With Turkish mills ordering high tonnages of import billets for September and October delivery, they are now seeking for scrap cargoes to support their furnaces. While the downward pressure exerted on scrap was successful and dropped HMS I/II 80:20 grade prices by $28.75/mt on average since the beginning of August, Turkish mills started to accept a small recovery during negotiations.
A new ex-US deal done by an Izmir-based producer was signed for HMS I/II 80:20 scrap at $363/mt CFR, shredded and bonus grades at $383/mt CFR. The increase is $3/mt as compared to the ex-US bookings done late last week.

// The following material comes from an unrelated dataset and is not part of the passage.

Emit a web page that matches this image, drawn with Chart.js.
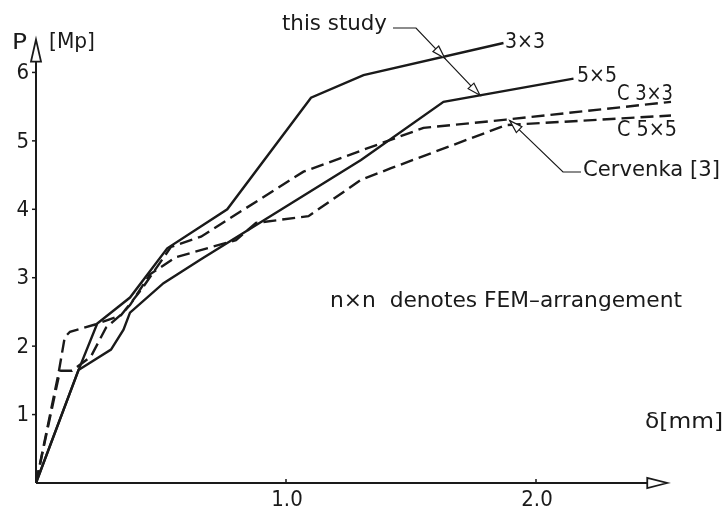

Meanwhile, a Marmara-based producer has concluded a deal from Sweden for HMS I/II 80:20 scrap at $363.5/mt CFR and higher grades at $383.5/mt CFR. The deal was reportedly done today, August 28. This price is also $3.5/mt higher than the previous ex-Baltic quotation fixed in deals last week.
“There is more demand received from Turkish mills this week, a bit of a rebound in prices would not surprise anyone,” a European scrap seller commented. Another source said that the recovery in China is still presumed temporary, hence Turkish mills are not willing to pay higher levels for billets unnecessarily. “Nevertheless, it is becoming clear that Turkish mills will cut their capacity utilization rates in furnaces. After buying that much billet, it was inevitable. Therefore, their scrap need will remain on the lower side as compared to before,” the source added. Meanwhile, sources in the local Turkish rebar market pointed out that the price declines observed in the billet and scrap segments did not reflect on domestic rebar prices as much. As a result, some market sources believe that scrap prices will move up by around $5-10/mt in the coming rounds, citing Turkey’s lack of new deals done for the early October delivery term.